**Direction:**
Data follows below. Repeat exactly the lines between the line holding "Generate a web" and the line holding "const yTicks = [0, 5000, 10000, 15000, 20000];", inclusive, and nothing more; drop pictures.

**Exercise material:**
● ● ● ● ● ● ●

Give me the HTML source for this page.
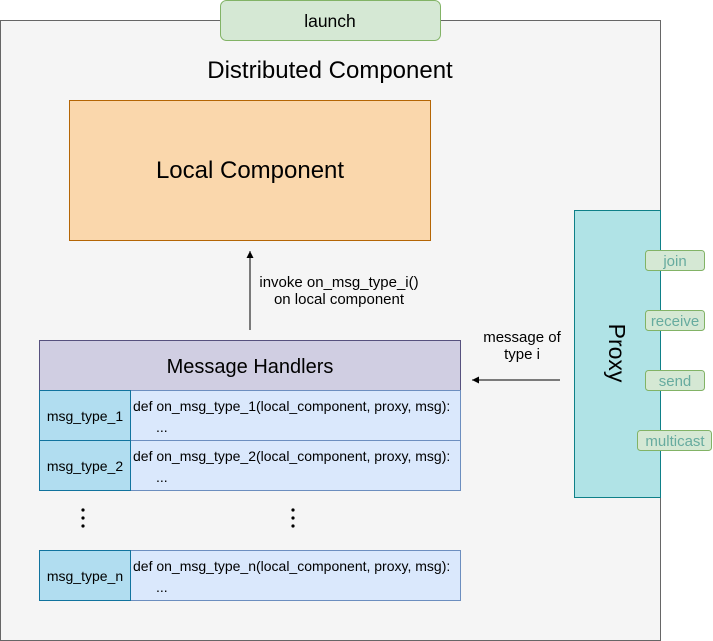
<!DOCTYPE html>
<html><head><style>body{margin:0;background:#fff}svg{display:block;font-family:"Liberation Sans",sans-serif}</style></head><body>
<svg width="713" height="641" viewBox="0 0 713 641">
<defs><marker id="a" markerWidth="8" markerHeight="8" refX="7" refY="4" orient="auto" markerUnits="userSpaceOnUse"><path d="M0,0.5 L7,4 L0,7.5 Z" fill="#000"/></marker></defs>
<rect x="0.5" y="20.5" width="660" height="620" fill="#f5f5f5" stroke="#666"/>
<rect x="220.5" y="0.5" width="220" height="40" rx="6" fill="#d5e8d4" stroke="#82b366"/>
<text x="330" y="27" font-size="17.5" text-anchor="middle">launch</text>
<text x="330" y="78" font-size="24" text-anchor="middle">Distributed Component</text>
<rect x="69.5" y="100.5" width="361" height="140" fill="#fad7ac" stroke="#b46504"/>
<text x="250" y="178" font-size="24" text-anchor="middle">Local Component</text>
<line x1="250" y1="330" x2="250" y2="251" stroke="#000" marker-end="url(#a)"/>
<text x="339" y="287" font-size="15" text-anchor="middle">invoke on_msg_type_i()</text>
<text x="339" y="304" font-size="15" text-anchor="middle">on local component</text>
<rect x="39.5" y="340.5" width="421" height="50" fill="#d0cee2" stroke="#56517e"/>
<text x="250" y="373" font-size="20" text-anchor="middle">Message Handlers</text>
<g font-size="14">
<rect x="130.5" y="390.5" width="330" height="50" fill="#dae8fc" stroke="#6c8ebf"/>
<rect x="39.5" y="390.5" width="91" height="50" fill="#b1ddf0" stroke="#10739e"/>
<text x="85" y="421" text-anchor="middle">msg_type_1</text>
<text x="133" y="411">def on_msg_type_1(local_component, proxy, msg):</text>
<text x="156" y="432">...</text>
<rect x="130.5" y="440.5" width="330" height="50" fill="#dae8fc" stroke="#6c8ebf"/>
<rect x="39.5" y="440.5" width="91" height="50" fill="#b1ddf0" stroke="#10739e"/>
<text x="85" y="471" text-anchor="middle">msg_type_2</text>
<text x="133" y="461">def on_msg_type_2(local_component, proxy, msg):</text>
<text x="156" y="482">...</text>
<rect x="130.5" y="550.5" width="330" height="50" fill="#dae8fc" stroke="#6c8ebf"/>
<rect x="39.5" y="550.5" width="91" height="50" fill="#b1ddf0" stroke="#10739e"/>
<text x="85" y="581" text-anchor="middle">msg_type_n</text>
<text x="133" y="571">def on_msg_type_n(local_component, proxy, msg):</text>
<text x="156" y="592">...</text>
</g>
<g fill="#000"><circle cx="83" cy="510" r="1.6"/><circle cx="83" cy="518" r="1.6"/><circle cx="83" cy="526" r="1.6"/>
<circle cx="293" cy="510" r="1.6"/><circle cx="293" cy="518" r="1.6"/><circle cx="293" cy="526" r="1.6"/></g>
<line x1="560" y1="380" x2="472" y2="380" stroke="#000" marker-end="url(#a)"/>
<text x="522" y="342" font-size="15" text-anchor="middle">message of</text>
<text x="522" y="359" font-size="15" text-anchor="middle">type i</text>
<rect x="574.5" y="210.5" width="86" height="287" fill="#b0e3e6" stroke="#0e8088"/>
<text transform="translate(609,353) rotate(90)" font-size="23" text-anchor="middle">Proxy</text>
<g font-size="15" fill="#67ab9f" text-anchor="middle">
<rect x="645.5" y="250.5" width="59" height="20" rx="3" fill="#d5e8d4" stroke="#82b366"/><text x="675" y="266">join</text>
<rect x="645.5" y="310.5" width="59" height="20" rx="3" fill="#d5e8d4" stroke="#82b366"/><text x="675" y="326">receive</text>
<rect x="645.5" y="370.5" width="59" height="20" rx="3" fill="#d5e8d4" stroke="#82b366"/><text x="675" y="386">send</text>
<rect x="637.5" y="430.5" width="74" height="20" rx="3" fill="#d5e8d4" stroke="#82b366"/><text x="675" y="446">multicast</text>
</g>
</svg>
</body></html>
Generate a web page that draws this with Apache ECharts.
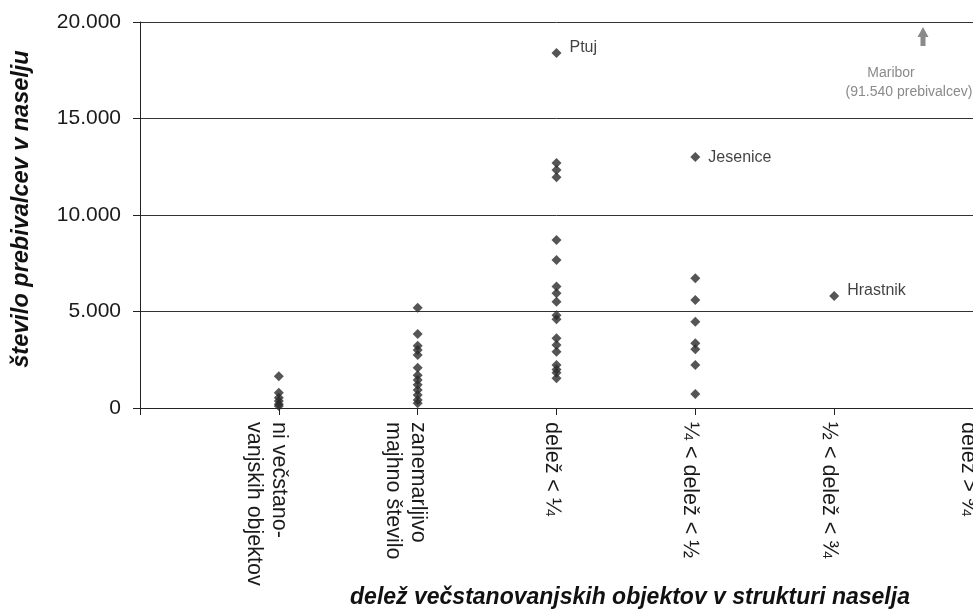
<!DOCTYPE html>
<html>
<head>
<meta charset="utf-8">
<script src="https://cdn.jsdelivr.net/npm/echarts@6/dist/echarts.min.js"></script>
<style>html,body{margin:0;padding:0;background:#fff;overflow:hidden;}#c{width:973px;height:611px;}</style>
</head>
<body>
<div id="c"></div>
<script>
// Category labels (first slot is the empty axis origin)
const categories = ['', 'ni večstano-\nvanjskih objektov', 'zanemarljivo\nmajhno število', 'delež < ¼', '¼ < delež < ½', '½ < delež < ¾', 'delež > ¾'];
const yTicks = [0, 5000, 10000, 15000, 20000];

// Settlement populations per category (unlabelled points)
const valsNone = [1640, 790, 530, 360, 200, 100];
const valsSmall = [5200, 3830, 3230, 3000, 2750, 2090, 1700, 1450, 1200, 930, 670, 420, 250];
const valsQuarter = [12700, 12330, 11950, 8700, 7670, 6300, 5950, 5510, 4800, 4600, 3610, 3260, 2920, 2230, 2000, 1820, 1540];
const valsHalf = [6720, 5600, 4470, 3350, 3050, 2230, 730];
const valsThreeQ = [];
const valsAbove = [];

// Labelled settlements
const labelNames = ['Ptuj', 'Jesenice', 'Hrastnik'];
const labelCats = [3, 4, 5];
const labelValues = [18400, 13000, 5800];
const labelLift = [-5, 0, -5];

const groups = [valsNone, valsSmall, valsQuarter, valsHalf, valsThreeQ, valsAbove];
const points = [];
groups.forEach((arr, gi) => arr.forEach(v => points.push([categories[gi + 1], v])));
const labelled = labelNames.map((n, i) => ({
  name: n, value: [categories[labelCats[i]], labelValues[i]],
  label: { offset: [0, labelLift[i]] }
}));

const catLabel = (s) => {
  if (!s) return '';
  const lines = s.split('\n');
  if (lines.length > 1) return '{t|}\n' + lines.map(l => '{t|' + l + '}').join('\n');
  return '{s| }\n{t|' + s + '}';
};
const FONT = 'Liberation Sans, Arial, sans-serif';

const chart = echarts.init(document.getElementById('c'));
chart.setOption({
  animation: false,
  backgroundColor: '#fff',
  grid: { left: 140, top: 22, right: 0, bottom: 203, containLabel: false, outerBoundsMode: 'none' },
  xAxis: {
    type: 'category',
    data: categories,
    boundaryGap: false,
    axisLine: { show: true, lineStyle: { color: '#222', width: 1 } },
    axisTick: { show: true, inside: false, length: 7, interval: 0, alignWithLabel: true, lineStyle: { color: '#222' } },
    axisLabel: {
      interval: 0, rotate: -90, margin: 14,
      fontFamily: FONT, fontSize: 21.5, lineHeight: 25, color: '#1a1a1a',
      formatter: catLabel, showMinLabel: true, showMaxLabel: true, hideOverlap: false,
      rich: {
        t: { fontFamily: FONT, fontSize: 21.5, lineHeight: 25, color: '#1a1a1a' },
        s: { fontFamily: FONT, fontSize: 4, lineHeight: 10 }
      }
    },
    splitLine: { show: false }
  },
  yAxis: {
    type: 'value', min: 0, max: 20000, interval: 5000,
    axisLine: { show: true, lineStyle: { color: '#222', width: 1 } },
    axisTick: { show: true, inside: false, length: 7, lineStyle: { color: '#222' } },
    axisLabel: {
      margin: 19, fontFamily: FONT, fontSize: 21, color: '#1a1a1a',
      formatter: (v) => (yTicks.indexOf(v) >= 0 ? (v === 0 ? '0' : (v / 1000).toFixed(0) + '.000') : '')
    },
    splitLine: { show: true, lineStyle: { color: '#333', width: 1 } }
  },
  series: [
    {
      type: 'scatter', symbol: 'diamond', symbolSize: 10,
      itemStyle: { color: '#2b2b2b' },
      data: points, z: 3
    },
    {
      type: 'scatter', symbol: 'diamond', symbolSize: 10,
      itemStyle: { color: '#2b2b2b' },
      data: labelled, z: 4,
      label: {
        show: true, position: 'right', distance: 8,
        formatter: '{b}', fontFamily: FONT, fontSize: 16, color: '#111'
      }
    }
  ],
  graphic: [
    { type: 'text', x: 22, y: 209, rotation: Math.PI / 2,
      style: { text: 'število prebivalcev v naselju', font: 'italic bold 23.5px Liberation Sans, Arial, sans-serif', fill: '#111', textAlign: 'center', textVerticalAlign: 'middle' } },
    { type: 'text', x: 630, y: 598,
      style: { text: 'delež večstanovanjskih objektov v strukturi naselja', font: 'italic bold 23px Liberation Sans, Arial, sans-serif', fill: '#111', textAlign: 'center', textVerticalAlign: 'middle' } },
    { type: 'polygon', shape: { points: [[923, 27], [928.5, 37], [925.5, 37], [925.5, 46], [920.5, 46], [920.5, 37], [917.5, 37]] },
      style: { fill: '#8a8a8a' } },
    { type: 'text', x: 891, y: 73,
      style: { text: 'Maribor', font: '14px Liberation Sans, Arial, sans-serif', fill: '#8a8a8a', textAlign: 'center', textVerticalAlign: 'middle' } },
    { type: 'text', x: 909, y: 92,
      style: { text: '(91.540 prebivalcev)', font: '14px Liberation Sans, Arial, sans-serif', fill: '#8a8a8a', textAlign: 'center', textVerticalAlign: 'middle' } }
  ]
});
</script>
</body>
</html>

● ● ● ● ● ● ●

**Finished exercise:**
Generate a web page that draws this with Apache ECharts.
<!DOCTYPE html>
<html>
<head>
<meta charset="utf-8">
<script src="https://cdn.jsdelivr.net/npm/echarts@6/dist/echarts.min.js"></script>
<style>html,body{margin:0;padding:0;background:#fff;overflow:hidden;}#c{width:973px;height:611px;}</style>
</head>
<body>
<div id="c"></div>
<script>
// Category labels (first slot is the empty axis origin)
const categories = ['', 'ni večstano-\nvanjskih objektov', 'zanemarljivo\nmajhno število', 'delež < ¼', '¼ < delež < ½', '½ < delež < ¾', 'delež > ¾'];
const yTicks = [0, 5000, 10000, 15000, 20000];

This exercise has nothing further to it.